"""

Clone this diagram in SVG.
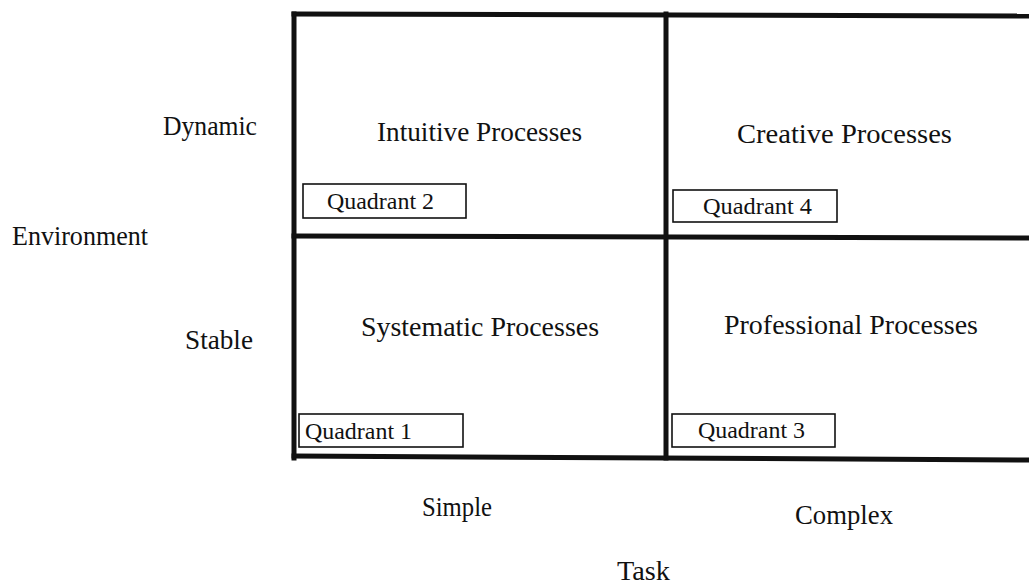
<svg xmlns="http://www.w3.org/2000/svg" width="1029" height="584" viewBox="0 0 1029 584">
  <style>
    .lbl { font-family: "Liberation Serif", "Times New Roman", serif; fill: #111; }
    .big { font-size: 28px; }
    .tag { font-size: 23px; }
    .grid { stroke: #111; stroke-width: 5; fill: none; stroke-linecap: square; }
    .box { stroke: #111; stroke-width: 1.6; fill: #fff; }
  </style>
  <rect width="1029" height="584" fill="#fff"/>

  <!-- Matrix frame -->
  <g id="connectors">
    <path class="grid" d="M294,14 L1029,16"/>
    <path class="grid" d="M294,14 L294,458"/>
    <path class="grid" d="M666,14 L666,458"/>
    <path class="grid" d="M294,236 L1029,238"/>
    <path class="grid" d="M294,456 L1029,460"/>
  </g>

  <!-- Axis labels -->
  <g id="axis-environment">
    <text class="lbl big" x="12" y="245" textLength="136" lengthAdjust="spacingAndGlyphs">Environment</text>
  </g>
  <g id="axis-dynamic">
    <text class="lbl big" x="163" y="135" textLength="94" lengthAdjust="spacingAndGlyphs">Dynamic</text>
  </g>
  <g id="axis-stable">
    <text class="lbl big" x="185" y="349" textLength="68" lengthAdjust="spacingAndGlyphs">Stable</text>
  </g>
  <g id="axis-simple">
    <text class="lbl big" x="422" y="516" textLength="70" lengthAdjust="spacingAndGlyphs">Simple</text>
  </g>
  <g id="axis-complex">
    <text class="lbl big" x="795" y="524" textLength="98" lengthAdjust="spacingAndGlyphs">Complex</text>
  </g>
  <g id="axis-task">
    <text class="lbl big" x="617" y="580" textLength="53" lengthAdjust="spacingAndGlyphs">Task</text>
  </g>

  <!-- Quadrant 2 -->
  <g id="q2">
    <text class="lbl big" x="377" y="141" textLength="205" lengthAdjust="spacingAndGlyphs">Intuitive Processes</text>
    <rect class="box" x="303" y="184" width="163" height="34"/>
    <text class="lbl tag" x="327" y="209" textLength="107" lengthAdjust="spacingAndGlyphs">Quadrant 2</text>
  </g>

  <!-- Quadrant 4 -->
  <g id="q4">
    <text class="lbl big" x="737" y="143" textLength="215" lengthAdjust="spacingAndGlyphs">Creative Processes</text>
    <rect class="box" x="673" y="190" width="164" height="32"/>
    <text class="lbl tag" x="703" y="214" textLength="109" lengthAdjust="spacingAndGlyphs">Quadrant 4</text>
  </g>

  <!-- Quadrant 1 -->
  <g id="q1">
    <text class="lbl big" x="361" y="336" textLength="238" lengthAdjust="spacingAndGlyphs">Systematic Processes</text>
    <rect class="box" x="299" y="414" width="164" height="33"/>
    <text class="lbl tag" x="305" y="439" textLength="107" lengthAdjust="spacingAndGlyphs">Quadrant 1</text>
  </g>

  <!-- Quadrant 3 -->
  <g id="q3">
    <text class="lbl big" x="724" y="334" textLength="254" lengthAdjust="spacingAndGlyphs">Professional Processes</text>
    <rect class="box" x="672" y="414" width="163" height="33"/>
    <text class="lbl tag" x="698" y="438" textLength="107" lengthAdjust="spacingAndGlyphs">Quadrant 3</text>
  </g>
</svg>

"""

### EXERCISE DESCRIPTION
Return each line of the data, keeping its wording exact and omitting pictures.

### FINAL ANSWER
Clone this diagram in SVG.
<svg xmlns="http://www.w3.org/2000/svg" width="1029" height="584" viewBox="0 0 1029 584">
  <style>
    .lbl { font-family: "Liberation Serif", "Times New Roman", serif; fill: #111; }
    .big { font-size: 28px; }
    .tag { font-size: 23px; }
    .grid { stroke: #111; stroke-width: 5; fill: none; stroke-linecap: square; }
    .box { stroke: #111; stroke-width: 1.6; fill: #fff; }
  </style>
  <rect width="1029" height="584" fill="#fff"/>

  <!-- Matrix frame -->
  <g id="connectors">
    <path class="grid" d="M294,14 L1029,16"/>
    <path class="grid" d="M294,14 L294,458"/>
    <path class="grid" d="M666,14 L666,458"/>
    <path class="grid" d="M294,236 L1029,238"/>
    <path class="grid" d="M294,456 L1029,460"/>
  </g>

  <!-- Axis labels -->
  <g id="axis-environment">
    <text class="lbl big" x="12" y="245" textLength="136" lengthAdjust="spacingAndGlyphs">Environment</text>
  </g>
  <g id="axis-dynamic">
    <text class="lbl big" x="163" y="135" textLength="94" lengthAdjust="spacingAndGlyphs">Dynamic</text>
  </g>
  <g id="axis-stable">
    <text class="lbl big" x="185" y="349" textLength="68" lengthAdjust="spacingAndGlyphs">Stable</text>
  </g>
  <g id="axis-simple">
    <text class="lbl big" x="422" y="516" textLength="70" lengthAdjust="spacingAndGlyphs">Simple</text>
  </g>
  <g id="axis-complex">
    <text class="lbl big" x="795" y="524" textLength="98" lengthAdjust="spacingAndGlyphs">Complex</text>
  </g>
  <g id="axis-task">
    <text class="lbl big" x="617" y="580" textLength="53" lengthAdjust="spacingAndGlyphs">Task</text>
  </g>

  <!-- Quadrant 2 -->
  <g id="q2">
    <text class="lbl big" x="377" y="141" textLength="205" lengthAdjust="spacingAndGlyphs">Intuitive Processes</text>
    <rect class="box" x="303" y="184" width="163" height="34"/>
    <text class="lbl tag" x="327" y="209" textLength="107" lengthAdjust="spacingAndGlyphs">Quadrant 2</text>
  </g>

  <!-- Quadrant 4 -->
  <g id="q4">
    <text class="lbl big" x="737" y="143" textLength="215" lengthAdjust="spacingAndGlyphs">Creative Processes</text>
    <rect class="box" x="673" y="190" width="164" height="32"/>
    <text class="lbl tag" x="703" y="214" textLength="109" lengthAdjust="spacingAndGlyphs">Quadrant 4</text>
  </g>

  <!-- Quadrant 1 -->
  <g id="q1">
    <text class="lbl big" x="361" y="336" textLength="238" lengthAdjust="spacingAndGlyphs">Systematic Processes</text>
    <rect class="box" x="299" y="414" width="164" height="33"/>
    <text class="lbl tag" x="305" y="439" textLength="107" lengthAdjust="spacingAndGlyphs">Quadrant 1</text>
  </g>

  <!-- Quadrant 3 -->
  <g id="q3">
    <text class="lbl big" x="724" y="334" textLength="254" lengthAdjust="spacingAndGlyphs">Professional Processes</text>
    <rect class="box" x="672" y="414" width="163" height="33"/>
    <text class="lbl tag" x="698" y="438" textLength="107" lengthAdjust="spacingAndGlyphs">Quadrant 3</text>
  </g>
</svg>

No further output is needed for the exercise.